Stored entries
○ ○ ○ ○ ○ ○ ○

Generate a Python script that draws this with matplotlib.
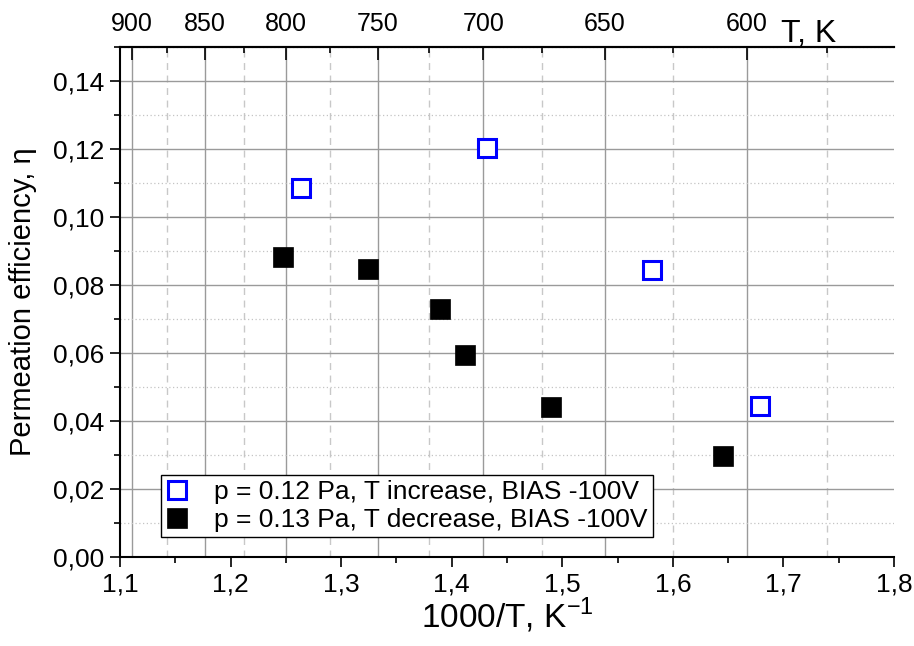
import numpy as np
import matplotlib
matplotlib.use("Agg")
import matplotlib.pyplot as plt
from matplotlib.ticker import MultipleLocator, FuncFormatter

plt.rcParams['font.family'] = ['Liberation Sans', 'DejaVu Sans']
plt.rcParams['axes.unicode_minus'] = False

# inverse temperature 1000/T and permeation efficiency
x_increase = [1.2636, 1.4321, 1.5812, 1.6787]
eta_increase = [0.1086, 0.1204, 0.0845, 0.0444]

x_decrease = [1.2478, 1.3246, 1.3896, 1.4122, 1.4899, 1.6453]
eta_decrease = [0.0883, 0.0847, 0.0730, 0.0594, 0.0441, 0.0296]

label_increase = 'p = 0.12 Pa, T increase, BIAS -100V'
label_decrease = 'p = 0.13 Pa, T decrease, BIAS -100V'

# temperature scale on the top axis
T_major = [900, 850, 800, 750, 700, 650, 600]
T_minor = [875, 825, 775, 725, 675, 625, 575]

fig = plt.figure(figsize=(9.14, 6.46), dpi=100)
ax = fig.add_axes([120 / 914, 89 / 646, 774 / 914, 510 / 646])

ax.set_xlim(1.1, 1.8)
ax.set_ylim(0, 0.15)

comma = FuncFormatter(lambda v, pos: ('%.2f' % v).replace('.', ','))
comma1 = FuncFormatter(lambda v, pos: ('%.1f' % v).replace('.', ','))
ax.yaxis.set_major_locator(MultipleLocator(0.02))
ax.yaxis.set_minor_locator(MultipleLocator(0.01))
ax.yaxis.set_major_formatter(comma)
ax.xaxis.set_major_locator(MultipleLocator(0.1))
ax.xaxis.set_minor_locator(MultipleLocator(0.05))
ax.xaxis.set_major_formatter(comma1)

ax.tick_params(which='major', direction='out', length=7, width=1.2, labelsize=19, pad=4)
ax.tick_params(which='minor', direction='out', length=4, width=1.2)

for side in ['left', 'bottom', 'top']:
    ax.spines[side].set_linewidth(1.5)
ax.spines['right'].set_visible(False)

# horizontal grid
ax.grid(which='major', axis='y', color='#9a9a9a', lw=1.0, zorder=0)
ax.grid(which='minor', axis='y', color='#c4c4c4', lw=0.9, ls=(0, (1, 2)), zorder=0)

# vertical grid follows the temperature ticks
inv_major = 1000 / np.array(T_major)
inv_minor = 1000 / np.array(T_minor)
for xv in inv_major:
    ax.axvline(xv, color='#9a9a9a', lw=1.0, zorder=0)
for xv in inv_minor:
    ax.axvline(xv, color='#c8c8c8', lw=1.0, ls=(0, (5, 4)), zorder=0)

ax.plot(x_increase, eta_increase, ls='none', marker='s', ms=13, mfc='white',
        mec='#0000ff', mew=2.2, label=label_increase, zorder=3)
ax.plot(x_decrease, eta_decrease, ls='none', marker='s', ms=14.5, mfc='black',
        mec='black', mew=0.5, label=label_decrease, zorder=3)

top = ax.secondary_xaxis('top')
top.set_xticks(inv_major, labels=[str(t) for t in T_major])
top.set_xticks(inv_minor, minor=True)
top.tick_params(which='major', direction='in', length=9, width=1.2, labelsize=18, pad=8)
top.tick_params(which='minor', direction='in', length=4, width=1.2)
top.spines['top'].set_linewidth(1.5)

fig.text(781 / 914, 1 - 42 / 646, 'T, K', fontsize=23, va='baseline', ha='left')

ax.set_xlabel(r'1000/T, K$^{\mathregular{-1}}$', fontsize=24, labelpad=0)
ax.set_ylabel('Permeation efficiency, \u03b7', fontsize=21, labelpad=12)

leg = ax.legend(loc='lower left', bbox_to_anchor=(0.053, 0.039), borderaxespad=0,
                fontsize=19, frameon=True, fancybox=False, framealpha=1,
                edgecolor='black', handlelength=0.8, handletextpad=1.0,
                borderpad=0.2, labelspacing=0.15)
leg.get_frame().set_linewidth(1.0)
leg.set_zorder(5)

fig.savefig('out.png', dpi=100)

○ ○ ○ ○ ○ ○ ○

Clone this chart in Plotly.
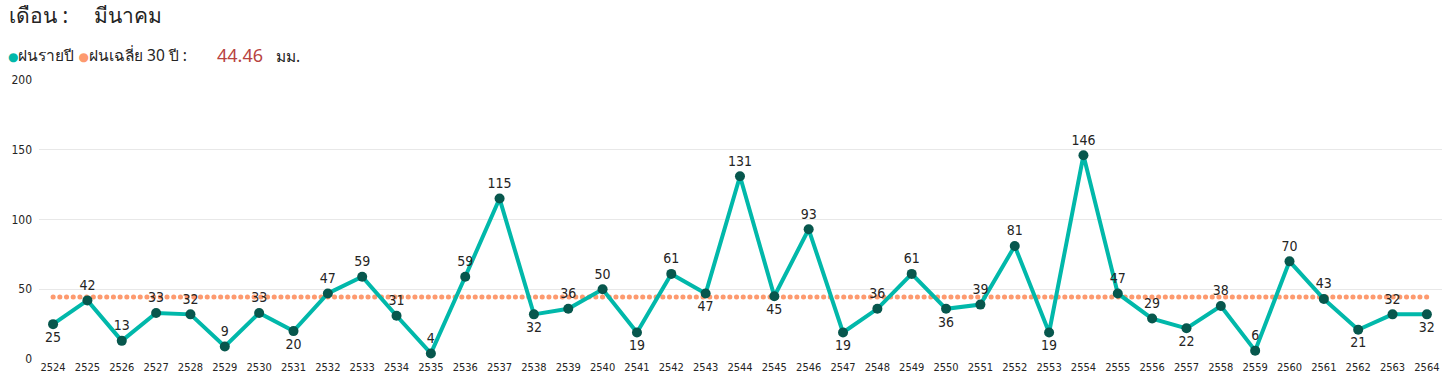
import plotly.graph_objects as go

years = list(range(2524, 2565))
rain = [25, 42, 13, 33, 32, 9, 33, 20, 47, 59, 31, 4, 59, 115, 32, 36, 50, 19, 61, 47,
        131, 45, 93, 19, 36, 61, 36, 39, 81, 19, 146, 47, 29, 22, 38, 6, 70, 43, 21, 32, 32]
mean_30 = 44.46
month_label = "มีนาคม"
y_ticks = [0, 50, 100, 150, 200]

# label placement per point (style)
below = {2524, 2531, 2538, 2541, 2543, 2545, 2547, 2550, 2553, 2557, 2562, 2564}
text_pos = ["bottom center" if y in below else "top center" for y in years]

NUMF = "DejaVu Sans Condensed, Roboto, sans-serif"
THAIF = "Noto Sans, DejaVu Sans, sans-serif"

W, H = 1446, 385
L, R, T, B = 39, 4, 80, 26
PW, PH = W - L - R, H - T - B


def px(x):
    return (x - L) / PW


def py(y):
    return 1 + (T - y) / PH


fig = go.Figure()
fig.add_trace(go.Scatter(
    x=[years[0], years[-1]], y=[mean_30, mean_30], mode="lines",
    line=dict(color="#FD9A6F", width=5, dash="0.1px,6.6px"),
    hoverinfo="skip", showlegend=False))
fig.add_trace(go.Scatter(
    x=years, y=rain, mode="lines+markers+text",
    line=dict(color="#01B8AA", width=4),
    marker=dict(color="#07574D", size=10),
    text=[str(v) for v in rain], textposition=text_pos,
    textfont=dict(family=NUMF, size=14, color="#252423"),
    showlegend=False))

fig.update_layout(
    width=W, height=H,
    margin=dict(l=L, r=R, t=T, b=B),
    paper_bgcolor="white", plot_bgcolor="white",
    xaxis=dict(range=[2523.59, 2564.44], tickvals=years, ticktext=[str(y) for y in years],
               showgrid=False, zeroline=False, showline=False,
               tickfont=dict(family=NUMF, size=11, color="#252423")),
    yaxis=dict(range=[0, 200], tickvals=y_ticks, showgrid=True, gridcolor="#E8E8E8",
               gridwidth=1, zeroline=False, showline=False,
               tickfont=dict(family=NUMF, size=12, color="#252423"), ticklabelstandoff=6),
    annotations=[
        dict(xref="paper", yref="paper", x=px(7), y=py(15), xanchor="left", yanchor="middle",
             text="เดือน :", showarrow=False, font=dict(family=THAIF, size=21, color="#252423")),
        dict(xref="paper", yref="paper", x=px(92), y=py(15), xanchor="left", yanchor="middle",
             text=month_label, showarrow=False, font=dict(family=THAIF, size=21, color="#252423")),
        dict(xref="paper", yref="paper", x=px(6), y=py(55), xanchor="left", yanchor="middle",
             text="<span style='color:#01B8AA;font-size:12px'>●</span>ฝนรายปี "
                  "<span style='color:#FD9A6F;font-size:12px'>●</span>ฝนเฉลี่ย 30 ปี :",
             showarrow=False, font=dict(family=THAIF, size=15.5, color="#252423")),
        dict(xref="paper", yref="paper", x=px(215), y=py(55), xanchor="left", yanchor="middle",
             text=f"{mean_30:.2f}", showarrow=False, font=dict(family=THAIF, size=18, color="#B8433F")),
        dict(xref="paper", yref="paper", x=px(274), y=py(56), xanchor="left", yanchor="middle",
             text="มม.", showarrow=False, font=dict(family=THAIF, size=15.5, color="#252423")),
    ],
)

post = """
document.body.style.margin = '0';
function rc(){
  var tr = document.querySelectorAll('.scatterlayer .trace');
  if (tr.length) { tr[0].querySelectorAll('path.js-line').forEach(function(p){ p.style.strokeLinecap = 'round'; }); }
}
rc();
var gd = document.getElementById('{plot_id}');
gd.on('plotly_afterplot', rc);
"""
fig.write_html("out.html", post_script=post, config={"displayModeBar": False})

○ ○ ○ ○ ○ ○ ○

Brief:
Show each line in the entries that holds the string "matplotlib".

Exercise response:
Generate a Python script that draws this with matplotlib.
import matplotlib
matplotlib.use("Agg")
import matplotlib.pyplot as plt
from matplotlib.ticker import MultipleLocator, FuncFormatter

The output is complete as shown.